- _Task description_
Retype every line from the top of the entries down to the one with "(0,0) rectangle (1568,1176);", both included, and skip the pictures.

[Entries with chart source code]
++++++
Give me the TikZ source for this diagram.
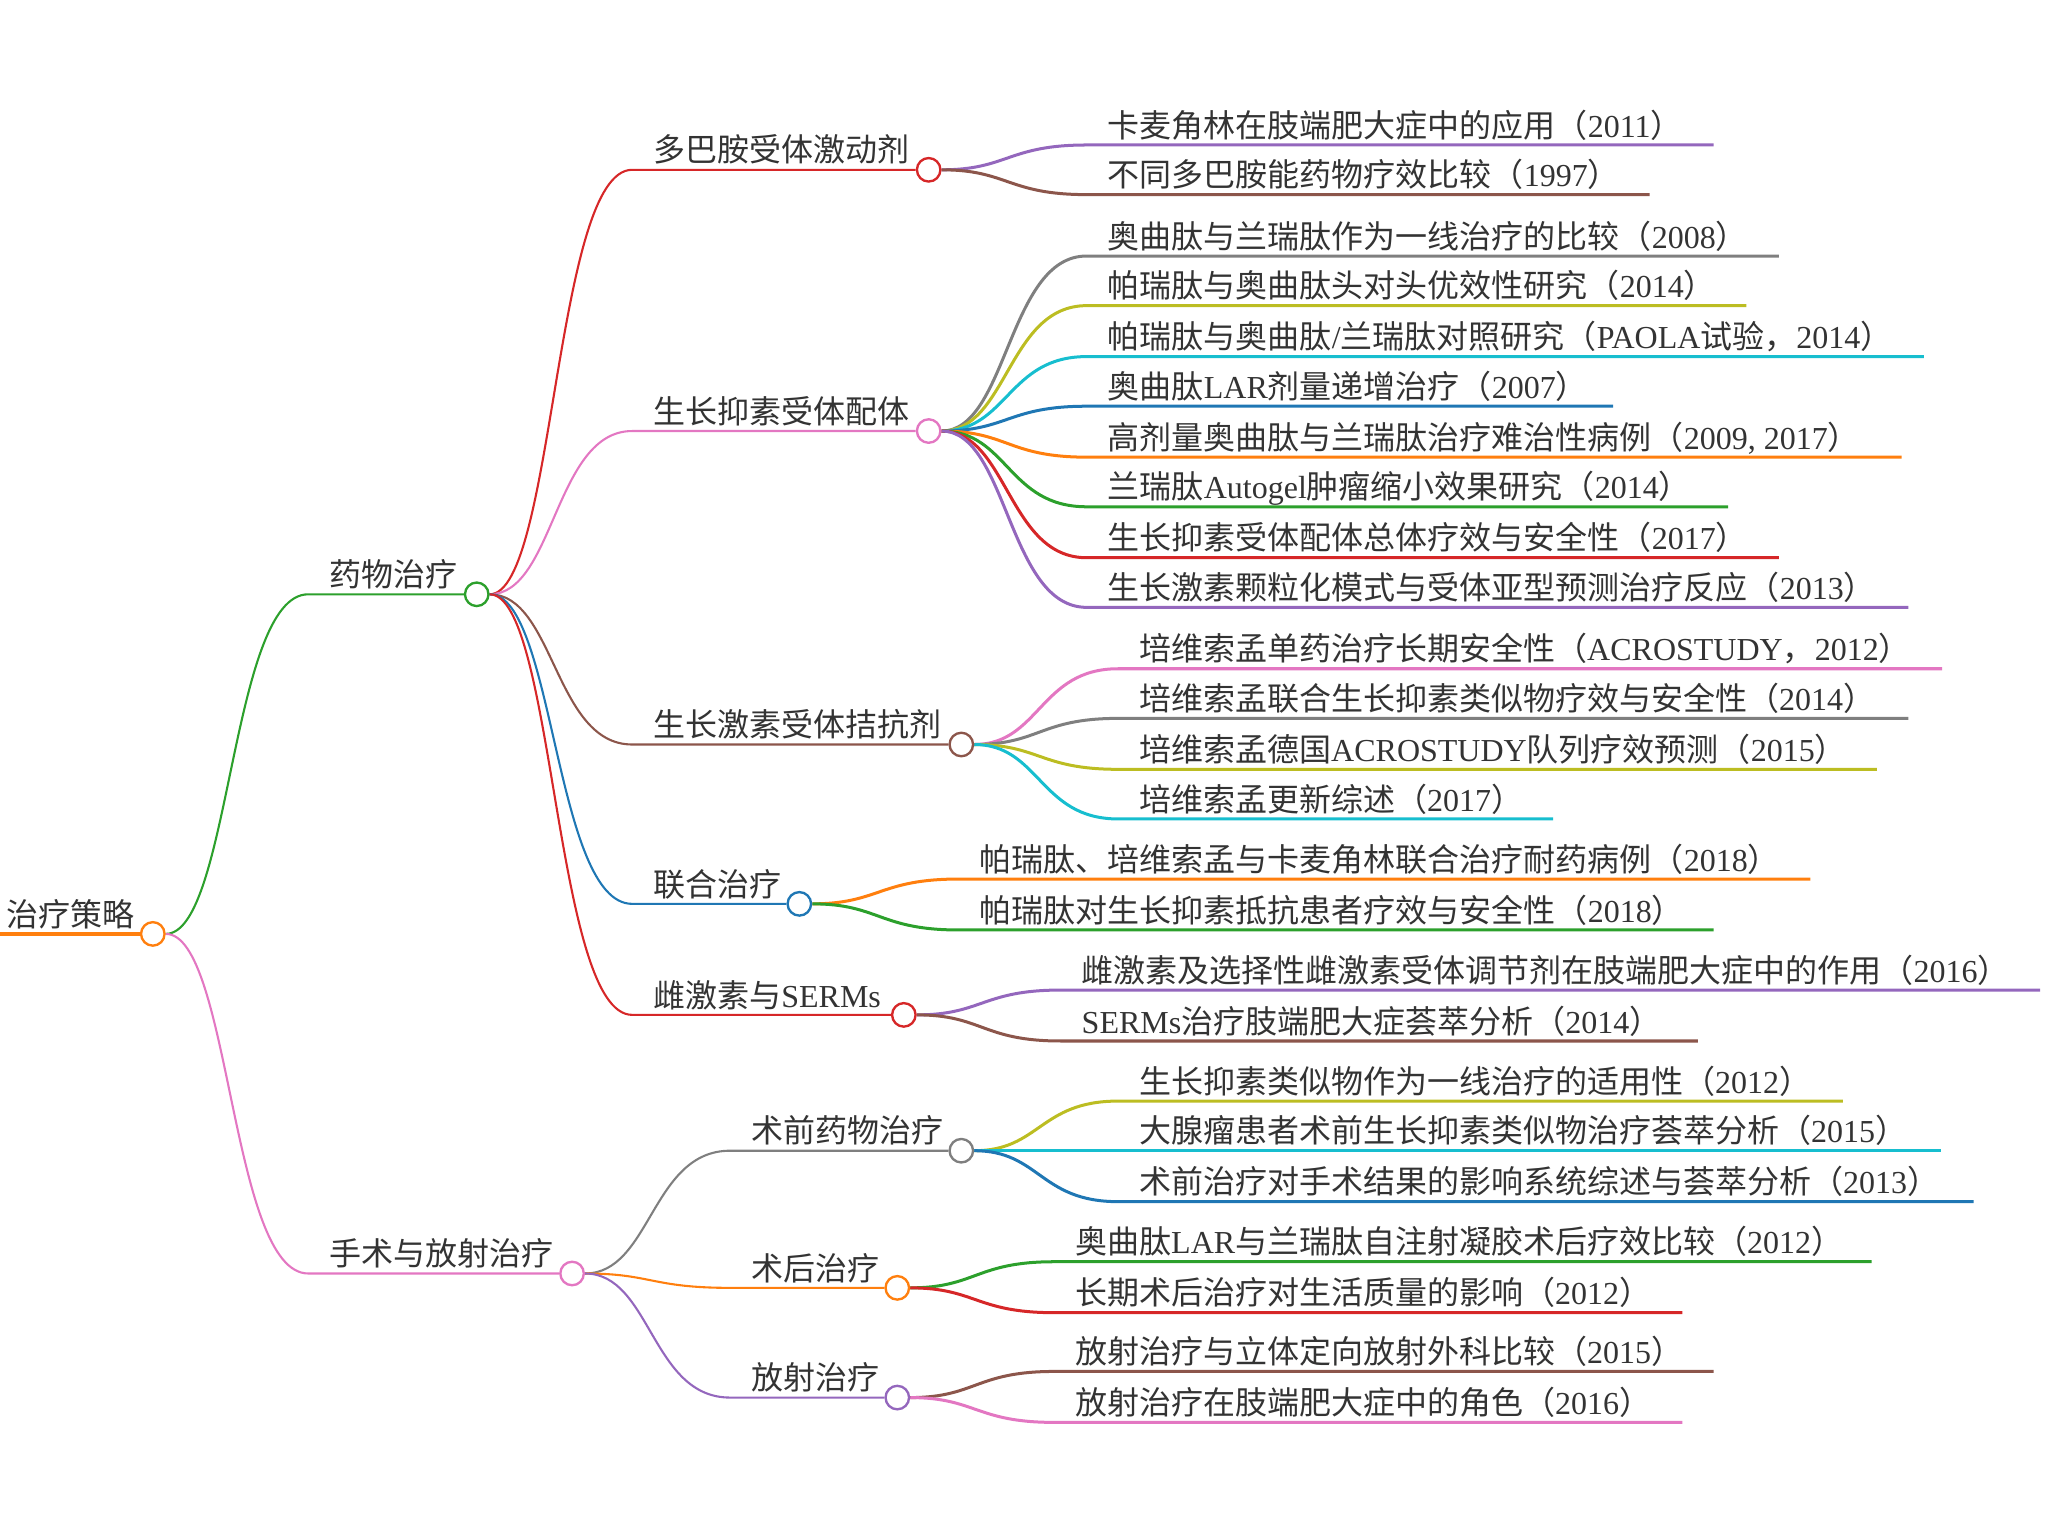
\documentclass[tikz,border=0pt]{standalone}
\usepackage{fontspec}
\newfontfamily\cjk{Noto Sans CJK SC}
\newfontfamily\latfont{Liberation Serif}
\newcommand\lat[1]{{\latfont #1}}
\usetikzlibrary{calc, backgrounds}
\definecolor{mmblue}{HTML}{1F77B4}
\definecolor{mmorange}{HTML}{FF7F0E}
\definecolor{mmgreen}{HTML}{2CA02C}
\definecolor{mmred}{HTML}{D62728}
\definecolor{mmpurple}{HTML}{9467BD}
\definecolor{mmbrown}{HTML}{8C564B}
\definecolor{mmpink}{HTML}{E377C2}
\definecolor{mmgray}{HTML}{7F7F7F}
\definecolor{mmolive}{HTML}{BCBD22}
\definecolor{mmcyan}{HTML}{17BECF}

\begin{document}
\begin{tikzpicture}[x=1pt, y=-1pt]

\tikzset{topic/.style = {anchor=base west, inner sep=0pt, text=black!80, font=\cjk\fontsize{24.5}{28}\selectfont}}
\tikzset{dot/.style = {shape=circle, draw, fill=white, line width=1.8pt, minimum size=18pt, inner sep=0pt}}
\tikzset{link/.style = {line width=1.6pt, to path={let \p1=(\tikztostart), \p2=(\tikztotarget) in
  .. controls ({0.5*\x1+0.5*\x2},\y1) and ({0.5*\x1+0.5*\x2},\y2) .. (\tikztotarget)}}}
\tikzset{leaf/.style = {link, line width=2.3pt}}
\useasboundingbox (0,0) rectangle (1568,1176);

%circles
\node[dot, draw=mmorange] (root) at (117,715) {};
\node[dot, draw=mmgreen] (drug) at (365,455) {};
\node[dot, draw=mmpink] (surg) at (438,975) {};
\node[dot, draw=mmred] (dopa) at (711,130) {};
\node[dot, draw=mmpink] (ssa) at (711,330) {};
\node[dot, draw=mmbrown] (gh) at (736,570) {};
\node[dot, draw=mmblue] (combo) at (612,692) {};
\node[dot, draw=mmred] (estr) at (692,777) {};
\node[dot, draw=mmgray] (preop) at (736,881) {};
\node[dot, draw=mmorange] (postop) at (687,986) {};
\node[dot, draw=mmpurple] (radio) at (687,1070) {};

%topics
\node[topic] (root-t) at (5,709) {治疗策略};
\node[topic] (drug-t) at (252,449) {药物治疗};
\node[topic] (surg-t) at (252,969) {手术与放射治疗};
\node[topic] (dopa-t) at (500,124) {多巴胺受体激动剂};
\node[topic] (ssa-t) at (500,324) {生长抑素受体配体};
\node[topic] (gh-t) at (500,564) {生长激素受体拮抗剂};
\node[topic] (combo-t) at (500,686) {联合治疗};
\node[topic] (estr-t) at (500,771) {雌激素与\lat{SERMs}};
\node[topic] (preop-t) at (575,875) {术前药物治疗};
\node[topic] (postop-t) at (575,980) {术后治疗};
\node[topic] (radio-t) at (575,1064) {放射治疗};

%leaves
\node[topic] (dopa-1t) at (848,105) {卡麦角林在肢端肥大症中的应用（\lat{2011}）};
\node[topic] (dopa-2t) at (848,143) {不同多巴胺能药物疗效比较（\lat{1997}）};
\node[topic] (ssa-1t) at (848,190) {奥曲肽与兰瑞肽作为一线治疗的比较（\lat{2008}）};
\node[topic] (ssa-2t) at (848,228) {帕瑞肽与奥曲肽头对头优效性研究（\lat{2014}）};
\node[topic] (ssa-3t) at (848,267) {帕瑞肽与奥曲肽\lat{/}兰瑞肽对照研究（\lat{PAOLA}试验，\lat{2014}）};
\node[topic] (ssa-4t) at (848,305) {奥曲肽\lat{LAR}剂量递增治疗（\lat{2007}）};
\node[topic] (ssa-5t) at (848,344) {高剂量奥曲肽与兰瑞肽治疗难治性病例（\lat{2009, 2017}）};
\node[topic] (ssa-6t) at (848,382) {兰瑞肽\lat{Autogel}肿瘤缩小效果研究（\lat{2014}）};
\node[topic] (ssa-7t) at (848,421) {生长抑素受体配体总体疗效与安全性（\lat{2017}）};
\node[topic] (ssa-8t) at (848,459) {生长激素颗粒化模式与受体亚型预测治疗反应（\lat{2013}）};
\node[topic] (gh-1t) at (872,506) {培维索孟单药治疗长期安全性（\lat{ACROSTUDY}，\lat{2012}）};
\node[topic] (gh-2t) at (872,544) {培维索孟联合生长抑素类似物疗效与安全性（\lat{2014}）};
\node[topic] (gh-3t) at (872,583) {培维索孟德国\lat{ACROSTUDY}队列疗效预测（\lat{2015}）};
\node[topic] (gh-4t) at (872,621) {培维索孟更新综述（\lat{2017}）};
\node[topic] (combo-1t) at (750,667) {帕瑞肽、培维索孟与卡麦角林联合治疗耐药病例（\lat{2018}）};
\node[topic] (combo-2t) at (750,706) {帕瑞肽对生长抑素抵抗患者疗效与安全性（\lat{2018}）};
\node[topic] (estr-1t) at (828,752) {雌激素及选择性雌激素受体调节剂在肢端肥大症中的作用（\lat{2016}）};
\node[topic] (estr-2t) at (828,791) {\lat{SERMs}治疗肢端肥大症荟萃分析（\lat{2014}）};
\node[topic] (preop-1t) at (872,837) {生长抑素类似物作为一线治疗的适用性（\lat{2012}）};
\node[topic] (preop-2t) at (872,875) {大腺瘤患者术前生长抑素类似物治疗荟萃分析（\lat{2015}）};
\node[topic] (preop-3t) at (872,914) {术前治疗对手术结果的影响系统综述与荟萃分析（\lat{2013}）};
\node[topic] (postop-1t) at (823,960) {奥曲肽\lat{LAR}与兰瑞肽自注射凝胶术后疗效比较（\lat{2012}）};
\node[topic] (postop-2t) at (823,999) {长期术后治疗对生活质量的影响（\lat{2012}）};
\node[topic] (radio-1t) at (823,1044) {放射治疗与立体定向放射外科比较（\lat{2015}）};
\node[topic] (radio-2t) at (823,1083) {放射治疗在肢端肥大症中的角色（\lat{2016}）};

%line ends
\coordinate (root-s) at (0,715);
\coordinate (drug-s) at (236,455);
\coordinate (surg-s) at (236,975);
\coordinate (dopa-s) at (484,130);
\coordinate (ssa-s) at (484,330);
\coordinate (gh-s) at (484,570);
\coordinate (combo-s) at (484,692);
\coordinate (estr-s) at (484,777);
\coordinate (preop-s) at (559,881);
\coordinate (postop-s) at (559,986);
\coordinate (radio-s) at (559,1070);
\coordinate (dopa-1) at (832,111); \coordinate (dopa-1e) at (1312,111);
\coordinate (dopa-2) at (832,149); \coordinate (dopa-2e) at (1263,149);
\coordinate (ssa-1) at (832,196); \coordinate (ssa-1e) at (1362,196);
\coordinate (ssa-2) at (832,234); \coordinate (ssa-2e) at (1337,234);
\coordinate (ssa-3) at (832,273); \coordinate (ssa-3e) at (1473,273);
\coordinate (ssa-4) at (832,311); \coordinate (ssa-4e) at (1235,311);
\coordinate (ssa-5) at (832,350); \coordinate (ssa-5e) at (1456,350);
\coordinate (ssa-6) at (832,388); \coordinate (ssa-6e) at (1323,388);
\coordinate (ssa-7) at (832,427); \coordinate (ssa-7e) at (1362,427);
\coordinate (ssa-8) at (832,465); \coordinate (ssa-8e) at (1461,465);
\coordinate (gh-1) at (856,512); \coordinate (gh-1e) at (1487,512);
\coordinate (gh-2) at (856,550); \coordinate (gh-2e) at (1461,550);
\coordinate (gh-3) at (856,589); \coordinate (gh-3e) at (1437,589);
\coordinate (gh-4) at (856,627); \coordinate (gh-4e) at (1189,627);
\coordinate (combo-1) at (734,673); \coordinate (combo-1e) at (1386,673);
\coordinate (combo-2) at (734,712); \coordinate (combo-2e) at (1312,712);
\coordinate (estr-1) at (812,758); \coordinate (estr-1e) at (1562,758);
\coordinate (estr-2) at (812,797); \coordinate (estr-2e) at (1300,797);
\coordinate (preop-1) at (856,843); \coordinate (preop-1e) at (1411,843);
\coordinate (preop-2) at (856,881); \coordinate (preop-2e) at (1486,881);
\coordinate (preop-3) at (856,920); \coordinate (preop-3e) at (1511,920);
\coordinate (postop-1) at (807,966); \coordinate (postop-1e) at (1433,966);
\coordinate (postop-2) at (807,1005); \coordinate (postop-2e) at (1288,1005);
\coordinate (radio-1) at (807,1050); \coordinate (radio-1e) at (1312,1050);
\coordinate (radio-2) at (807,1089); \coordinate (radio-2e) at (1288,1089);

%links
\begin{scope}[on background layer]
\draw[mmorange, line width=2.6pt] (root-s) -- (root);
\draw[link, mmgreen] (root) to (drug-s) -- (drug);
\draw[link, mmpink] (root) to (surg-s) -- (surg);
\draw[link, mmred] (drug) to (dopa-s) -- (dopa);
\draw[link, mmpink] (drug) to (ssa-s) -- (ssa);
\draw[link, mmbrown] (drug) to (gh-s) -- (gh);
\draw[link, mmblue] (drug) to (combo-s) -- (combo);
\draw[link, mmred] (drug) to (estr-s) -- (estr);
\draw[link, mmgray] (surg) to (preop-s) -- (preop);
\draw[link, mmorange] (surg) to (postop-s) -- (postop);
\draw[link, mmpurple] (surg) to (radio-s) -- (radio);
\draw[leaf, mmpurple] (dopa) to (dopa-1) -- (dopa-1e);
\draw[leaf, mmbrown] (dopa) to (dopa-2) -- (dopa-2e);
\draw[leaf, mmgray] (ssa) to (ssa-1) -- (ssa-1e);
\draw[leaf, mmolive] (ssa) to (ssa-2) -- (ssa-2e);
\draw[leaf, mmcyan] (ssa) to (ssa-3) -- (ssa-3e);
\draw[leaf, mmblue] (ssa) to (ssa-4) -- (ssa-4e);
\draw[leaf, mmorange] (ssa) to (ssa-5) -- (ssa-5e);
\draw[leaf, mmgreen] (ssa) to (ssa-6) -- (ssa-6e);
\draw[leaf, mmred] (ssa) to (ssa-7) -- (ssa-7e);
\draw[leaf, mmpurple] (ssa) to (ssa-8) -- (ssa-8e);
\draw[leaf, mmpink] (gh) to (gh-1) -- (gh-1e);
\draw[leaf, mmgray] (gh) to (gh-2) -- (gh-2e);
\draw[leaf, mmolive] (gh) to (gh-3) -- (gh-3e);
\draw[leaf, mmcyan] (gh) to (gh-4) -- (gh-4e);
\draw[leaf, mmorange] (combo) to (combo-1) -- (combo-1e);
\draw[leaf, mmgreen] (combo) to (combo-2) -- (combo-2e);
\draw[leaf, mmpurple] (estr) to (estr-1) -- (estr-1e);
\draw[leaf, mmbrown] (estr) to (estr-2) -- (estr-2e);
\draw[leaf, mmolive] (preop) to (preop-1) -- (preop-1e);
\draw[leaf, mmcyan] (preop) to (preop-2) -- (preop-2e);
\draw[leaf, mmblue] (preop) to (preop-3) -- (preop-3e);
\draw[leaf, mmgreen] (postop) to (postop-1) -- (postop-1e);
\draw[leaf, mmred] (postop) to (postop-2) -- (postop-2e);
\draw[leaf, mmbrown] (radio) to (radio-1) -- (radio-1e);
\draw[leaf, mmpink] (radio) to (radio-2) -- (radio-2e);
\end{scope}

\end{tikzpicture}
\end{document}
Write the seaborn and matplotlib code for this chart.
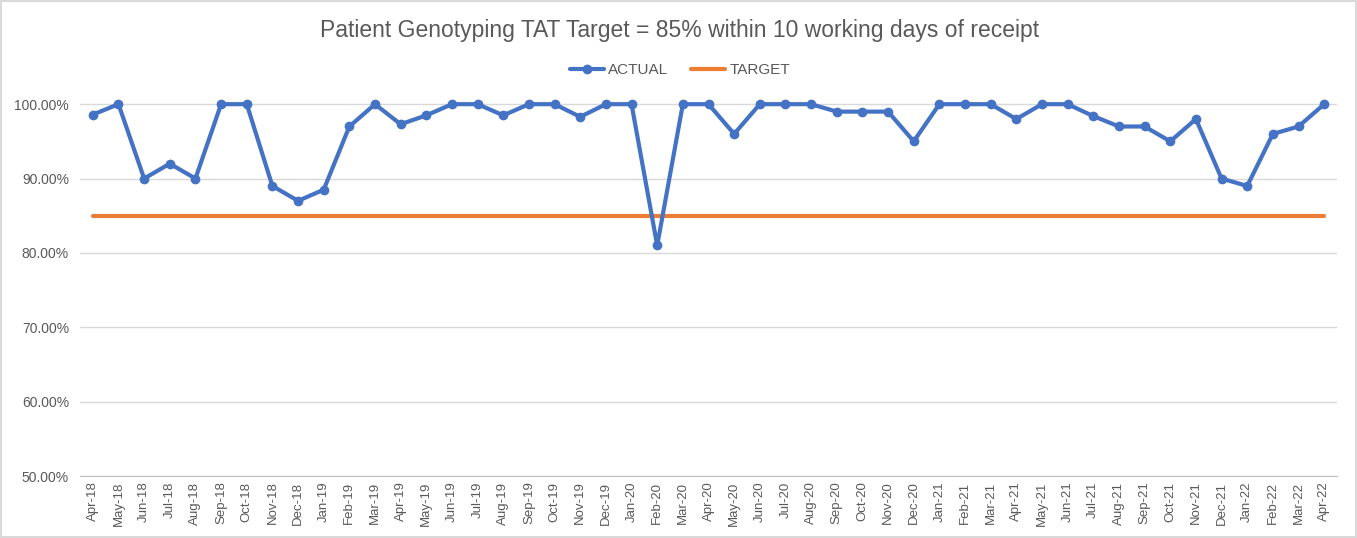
++++++
- _Result_
Give me the TikZ source for this diagram.
\documentclass[tikz,border=0pt]{standalone}
\usepackage{fontspec}
\newfontfamily\cjk{Noto Sans CJK SC}
\newfontfamily\latfont{Liberation Serif}
\newcommand\lat[1]{{\latfont #1}}
\usetikzlibrary{calc, backgrounds}
\definecolor{mmblue}{HTML}{1F77B4}
\definecolor{mmorange}{HTML}{FF7F0E}
\definecolor{mmgreen}{HTML}{2CA02C}
\definecolor{mmred}{HTML}{D62728}
\definecolor{mmpurple}{HTML}{9467BD}
\definecolor{mmbrown}{HTML}{8C564B}
\definecolor{mmpink}{HTML}{E377C2}
\definecolor{mmgray}{HTML}{7F7F7F}
\definecolor{mmolive}{HTML}{BCBD22}
\definecolor{mmcyan}{HTML}{17BECF}

\begin{document}
\begin{tikzpicture}[x=1pt, y=-1pt]

\tikzset{topic/.style = {anchor=base west, inner sep=0pt, text=black!80, font=\cjk\fontsize{24.5}{28}\selectfont}}
\tikzset{dot/.style = {shape=circle, draw, fill=white, line width=1.8pt, minimum size=18pt, inner sep=0pt}}
\tikzset{link/.style = {line width=1.6pt, to path={let \p1=(\tikztostart), \p2=(\tikztotarget) in
  .. controls ({0.5*\x1+0.5*\x2},\y1) and ({0.5*\x1+0.5*\x2},\y2) .. (\tikztotarget)}}}
\tikzset{leaf/.style = {link, line width=2.3pt}}
\useasboundingbox (0,0) rectangle (1568,1176);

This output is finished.